PROMPT: Carry none of the pictures over; write out the complete data exactly.
[Start of DATA SECTION]
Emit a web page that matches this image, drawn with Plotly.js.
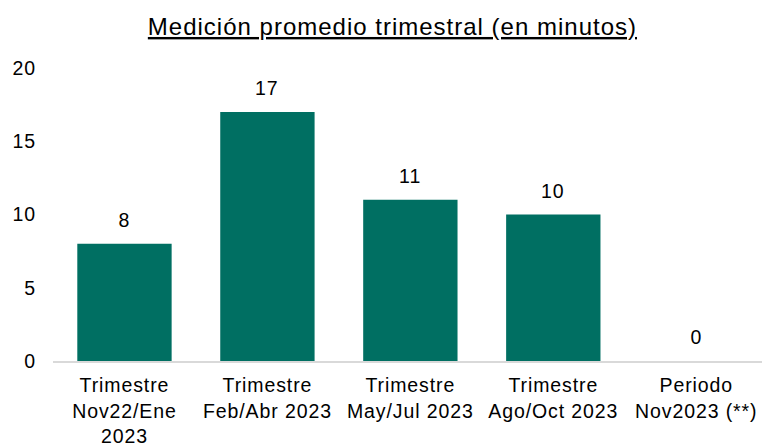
<!DOCTYPE html>
<html>
<head>
<meta charset="utf-8">
<script src="https://cdn.plot.ly/plotly-3.0.1.min.js"></script>
<style>
html,body{margin:0;padding:0;background:#fff;}
#chart{width:762px;height:443px;}
#chart .xtick text, #chart .ytick text, #chart .annotation-text {letter-spacing:0.9px;}
#chart .gtitle {letter-spacing:1px;}
</style>
</head>
<body>
<div id="chart"></div>
<script>
const categories = ["Trimestre<br>Nov22/Ene<br>2023", "Trimestre<br>Feb/Abr 2023", "Trimestre<br>May/Jul 2023", "Trimestre<br>Ago/Oct 2023", "Periodo<br>Nov2023 (**)"];
const values = [8, 17, 11, 10, 0];
const yTicks = [0, 5, 10, 15, 20];
const titleText = "Medición promedio trimestral (en minutos)";

const baseFont = {family: "Liberation Sans, Arial, sans-serif", size: 19.5, color: "#000"};

const trace = {
  type: "bar",
  x: categories,
  y: values,
  marker: {color: "#006F62"},
  width: 0.66,
  hoverinfo: "none"
};

const annotations = categories.map((c, i) => ({
  x: c, y: values[i], xref: "x", yref: "y",
  text: String(values[i]),
  showarrow: false,
  yanchor: "bottom",
  yshift: 11,
  font: baseFont
}));

const layout = {
  width: 762, height: 443,
  margin: {l: 53, r: 0, t: 68, b: 82},
  paper_bgcolor: "#fff", plot_bgcolor: "#fff",
  showlegend: false,
  title: {text: "<u>" + titleText + "</u>", x: 0.515, xanchor: "center", y: 0.94, yanchor: "middle",
          font: {family: "Liberation Sans Narrow, Arial Narrow, Liberation Sans, sans-serif", size: 24, color: "#000"}},
  xaxis: {
    type: "category",
    range: [-0.5, 4.46],
    showline: true, linecolor: "#D9D9D9", linewidth: 2,
    showgrid: false, zeroline: false, ticks: "",
    ticklabelstandoff: 6,
    tickfont: baseFont,
    automargin: false
  },
  yaxis: {
    range: [0, 20],
    tickvals: yTicks,
    ticktext: yTicks.map(String),
    showline: false, showgrid: false, zeroline: false, ticks: "",
    ticklabelstandoff: 16,
    tickfont: baseFont,
    automargin: false
  },
  annotations: annotations,
  bargap: 0.34
};

Plotly.newPlot("chart", [trace], layout, {displayModeBar: false, staticPlot: true});
</script>
</body>
</html>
[End of DATA SECTION]
RESPONSE FOR THIS EXERCISE:
Emit a web page that matches this image, drawn with Plotly.js.
<!DOCTYPE html>
<html>
<head>
<meta charset="utf-8">
<script src="https://cdn.plot.ly/plotly-3.0.1.min.js"></script>
<style>
html,body{margin:0;padding:0;background:#fff;}
#chart{width:762px;height:443px;}
#chart .xtick text, #chart .ytick text, #chart .annotation-text {letter-spacing:0.9px;}
#chart .gtitle {letter-spacing:1px;}
</style>
</head>
<body>
<div id="chart"></div>
<script>
const categories = ["Trimestre<br>Nov22/Ene<br>2023", "Trimestre<br>Feb/Abr 2023", "Trimestre<br>May/Jul 2023", "Trimestre<br>Ago/Oct 2023", "Periodo<br>Nov2023 (**)"];
const values = [8, 17, 11, 10, 0];
const yTicks = [0, 5, 10, 15, 20];
const titleText = "Medición promedio trimestral (en minutos)";

const baseFont = {family: "Liberation Sans, Arial, sans-serif", size: 19.5, color: "#000"};

const trace = {
  type: "bar",
  x: categories,
  y: values,
  marker: {color: "#006F62"},
  width: 0.66,
  hoverinfo: "none"
};

const annotations = categories.map((c, i) => ({
  x: c, y: values[i], xref: "x", yref: "y",
  text: String(values[i]),
  showarrow: false,
  yanchor: "bottom",
  yshift: 11,
  font: baseFont
}));

const layout = {
  width: 762, height: 443,
  margin: {l: 53, r: 0, t: 68, b: 82},
  paper_bgcolor: "#fff", plot_bgcolor: "#fff",
  showlegend: false,
  title: {text: "<u>" + titleText + "</u>", x: 0.515, xanchor: "center", y: 0.94, yanchor: "middle",
          font: {family: "Liberation Sans Narrow, Arial Narrow, Liberation Sans, sans-serif", size: 24, color: "#000"}},
  xaxis: {
    type: "category",
    range: [-0.5, 4.46],
    showline: true, linecolor: "#D9D9D9", linewidth: 2,
    showgrid: false, zeroline: false, ticks: "",
    ticklabelstandoff: 6,
    tickfont: baseFont,
    automargin: false
  },
  yaxis: {
    range: [0, 20],
    tickvals: yTicks,
    ticktext: yTicks.map(String),
    showline: false, showgrid: false, zeroline: false, ticks: "",
    ticklabelstandoff: 16,
    tickfont: baseFont,
    automargin: false
  },
  annotations: annotations,
  bargap: 0.34
};

Plotly.newPlot("chart", [trace], layout, {displayModeBar: false, staticPlot: true});
</script>
</body>
</html>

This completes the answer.